Posts Tagged ‘9/11’
Things I’ve been thinking about
A few things that have been on my mind lately:
1. Idiots are their own worst PR nightmare. Let ‘em talk long enough, they’ll shoot themselves in the foot. No need to do it for them.
2. Laziness is an addition, just like alcoholism. And it has enablers. Don’t be one. Next time someone asks you a question instead of looking it up themselves, send them this link: http://www.justfuckinggoogleit.com.
3. It seems to me that people are much less shutter-happy than they were a few years ago, and are more likely to put away the camera. Has the novelty of digital allowing us to take thousands of photos worn off? Do we have photo fatigue?
4. Food really does taste better on pretty new dishes.
5. I used to think that writers were just being hyperbolic when they talked about sirens “screaming”. Now I know better. They mean it literally.
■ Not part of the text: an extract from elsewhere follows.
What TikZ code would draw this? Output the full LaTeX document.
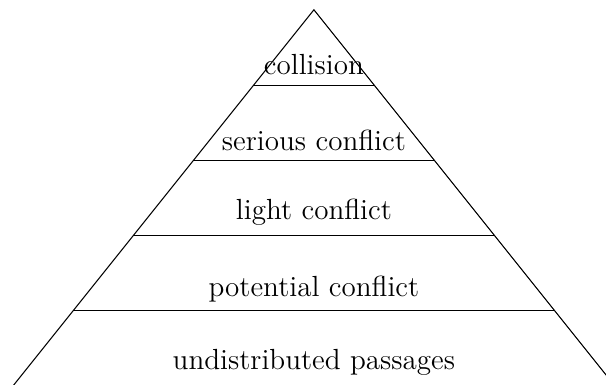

6. Summer’s not over yet. There’s still almost a month to go until NHL Preseason begins.
“Jewish lobby” strikes again
The all-powerful “Jewish lobby” we keep hearing about (but that has thus far failed to get me a centrally-located indoor parking spot or a good discount on shoes, among other things) has struck again… at least, according to these folks:
Black youth activists in Toronto are blaming the “Jewish lobby” for the decision yesterday morning by border guards to deny entry into Canada to Malik Zulu Shabazz, a controversial black American lawyer and activist, who had been scheduled to address an afternoon protest rally at the Ontario legislature.
[ . . . ]
Mr. Shabazz, leader of the New Black Panthers, is a notorious figure in black activism in America. Based in Washington, he is a criminal defence lawyer, and helped to organize the Million Man March with Louis Farrakhan of the Nation of Islam.
He is also reported to have claimed Jews stayed home en masse from the World Trade Center on 9/11, and to have said, on the topic of police aggression, that “The only solution any time there is a funeral in the black community is a funeral in the police community.”
Ms. Anizor defended her choice of speaker yesterday.
“What’s to blame is the power of the Jewish lobby to influence politicians, to influence media, to influence whatever it took. Because it took one letter, one press release from B’nai Brith [a Jewish human rights group], and the firestorm began,” she said. “You guys [media] are all here because of what B’nai Brith told you… They’ve injected themselves, trying to dictate who the black community can and cannot hear.”
I’m a strong proponent of freedom of speech, and uncomfortable with technicalities being used to shut it down in any form – whether or not I agree with it. But it is my sincere hope and belief that the vast majority of the black community in Toronto has better taste and judgment than Ms. Anizor gives them credit for.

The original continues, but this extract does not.